### The task
Repeat each entry exactly and drop the pictures.

### Supplied data
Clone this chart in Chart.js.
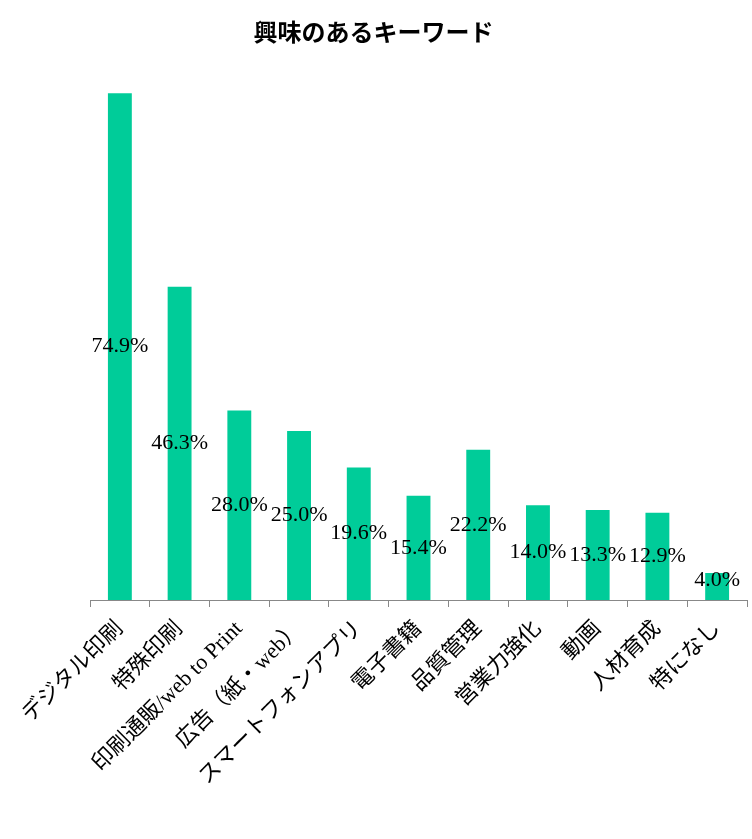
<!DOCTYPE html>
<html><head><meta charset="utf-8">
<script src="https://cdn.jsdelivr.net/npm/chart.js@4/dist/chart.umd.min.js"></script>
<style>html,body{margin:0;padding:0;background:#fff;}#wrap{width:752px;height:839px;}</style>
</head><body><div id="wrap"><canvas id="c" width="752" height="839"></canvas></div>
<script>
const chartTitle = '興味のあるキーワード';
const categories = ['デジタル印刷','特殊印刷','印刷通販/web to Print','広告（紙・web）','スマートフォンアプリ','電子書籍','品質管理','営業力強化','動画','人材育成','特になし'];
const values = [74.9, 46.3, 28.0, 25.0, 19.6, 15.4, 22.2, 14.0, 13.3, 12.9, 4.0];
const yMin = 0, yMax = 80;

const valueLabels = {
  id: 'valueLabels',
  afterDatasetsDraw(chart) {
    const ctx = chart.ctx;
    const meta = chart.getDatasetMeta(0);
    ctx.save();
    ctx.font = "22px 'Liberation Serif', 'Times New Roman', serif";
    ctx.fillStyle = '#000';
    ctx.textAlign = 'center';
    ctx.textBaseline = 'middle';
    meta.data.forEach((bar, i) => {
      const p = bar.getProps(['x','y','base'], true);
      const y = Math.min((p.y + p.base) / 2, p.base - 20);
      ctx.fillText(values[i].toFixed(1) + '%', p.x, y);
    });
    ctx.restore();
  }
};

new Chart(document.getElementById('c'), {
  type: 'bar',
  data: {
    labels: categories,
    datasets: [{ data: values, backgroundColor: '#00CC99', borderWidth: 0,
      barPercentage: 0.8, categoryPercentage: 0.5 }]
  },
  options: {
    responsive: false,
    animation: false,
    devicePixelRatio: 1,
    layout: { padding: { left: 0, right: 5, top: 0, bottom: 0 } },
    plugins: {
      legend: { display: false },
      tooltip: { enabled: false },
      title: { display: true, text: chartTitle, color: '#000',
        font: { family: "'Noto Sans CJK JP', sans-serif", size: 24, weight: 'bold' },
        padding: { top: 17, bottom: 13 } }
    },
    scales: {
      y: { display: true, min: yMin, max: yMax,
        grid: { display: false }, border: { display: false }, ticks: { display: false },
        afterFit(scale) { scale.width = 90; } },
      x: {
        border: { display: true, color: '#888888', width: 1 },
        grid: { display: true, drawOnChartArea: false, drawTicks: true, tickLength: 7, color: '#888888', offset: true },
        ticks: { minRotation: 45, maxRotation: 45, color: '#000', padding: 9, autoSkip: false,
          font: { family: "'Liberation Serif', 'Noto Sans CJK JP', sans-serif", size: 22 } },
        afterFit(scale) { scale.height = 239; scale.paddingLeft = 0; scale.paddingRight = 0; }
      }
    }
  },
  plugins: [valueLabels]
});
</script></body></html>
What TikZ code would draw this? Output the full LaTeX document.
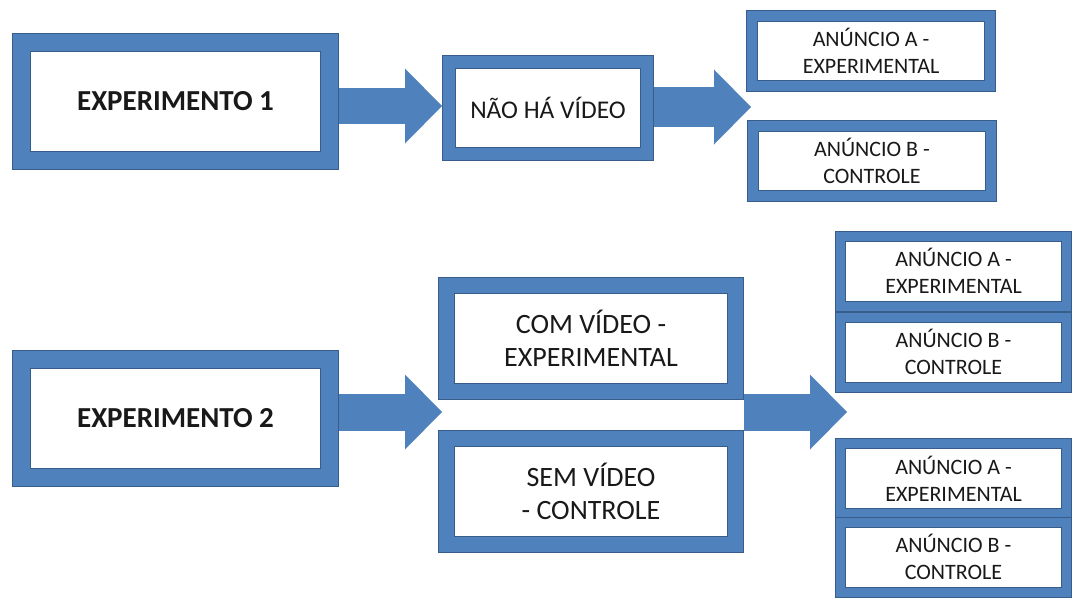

### Task result
Clone this chart in Chart.js.
<!DOCTYPE html>
<html><head><meta charset="utf-8">
<script src="https://cdn.jsdelivr.net/npm/chart.js@4/dist/chart.umd.min.js"></script>
<style>html,body{margin:0;padding:0;background:#fff;}#wrap{width:752px;height:839px;}</style>
</head><body><div id="wrap"><canvas id="c" width="752" height="839"></canvas></div>
<script>
const chartTitle = '興味のあるキーワード';
const categories = ['デジタル印刷','特殊印刷','印刷通販/web to Print','広告（紙・web）','スマートフォンアプリ','電子書籍','品質管理','営業力強化','動画','人材育成','特になし'];
const values = [74.9, 46.3, 28.0, 25.0, 19.6, 15.4, 22.2, 14.0, 13.3, 12.9, 4.0];
const yMin = 0, yMax = 80;

const valueLabels = {
  id: 'valueLabels',
  afterDatasetsDraw(chart) {
    const ctx = chart.ctx;
    const meta = chart.getDatasetMeta(0);
    ctx.save();
    ctx.font = "22px 'Liberation Serif', 'Times New Roman', serif";
    ctx.fillStyle = '#000';
    ctx.textAlign = 'center';
    ctx.textBaseline = 'middle';
    meta.data.forEach((bar, i) => {
      const p = bar.getProps(['x','y','base'], true);
      const y = Math.min((p.y + p.base) / 2, p.base - 20);
      ctx.fillText(values[i].toFixed(1) + '%', p.x, y);
    });
    ctx.restore();
  }
};

new Chart(document.getElementById('c'), {
  type: 'bar',
  data: {
    labels: categories,
    datasets: [{ data: values, backgroundColor: '#00CC99', borderWidth: 0,
      barPercentage: 0.8, categoryPercentage: 0.5 }]
  },
  options: {
    responsive: false,
    animation: false,
    devicePixelRatio: 1,
    layout: { padding: { left: 0, right: 5, top: 0, bottom: 0 } },
    plugins: {
      legend: { display: false },
      tooltip: { enabled: false },
      title: { display: true, text: chartTitle, color: '#000',
        font: { family: "'Noto Sans CJK JP', sans-serif", size: 24, weight: 'bold' },
        padding: { top: 17, bottom: 13 } }
    },
    scales: {
      y: { display: true, min: yMin, max: yMax,
        grid: { display: false }, border: { display: false }, ticks: { display: false },
        afterFit(scale) { scale.width = 90; } },
      x: {
        border: { display: true, color: '#888888', width: 1 },
        grid: { display: true, drawOnChartArea: false, drawTicks: true, tickLength: 7, color: '#888888', offset: true },
        ticks: { minRotation: 45, maxRotation: 45, color: '#000', padding: 9, autoSkip: false,
          font: { family: "'Liberation Serif', 'Noto Sans CJK JP', sans-serif", size: 22 } },
        afterFit(scale) { scale.height = 239; scale.paddingLeft = 0; scale.paddingRight = 0; }
      }
    }
  },
  plugins: [valueLabels]
});
</script></body></html>
What TikZ code would draw this? Output the full LaTeX document.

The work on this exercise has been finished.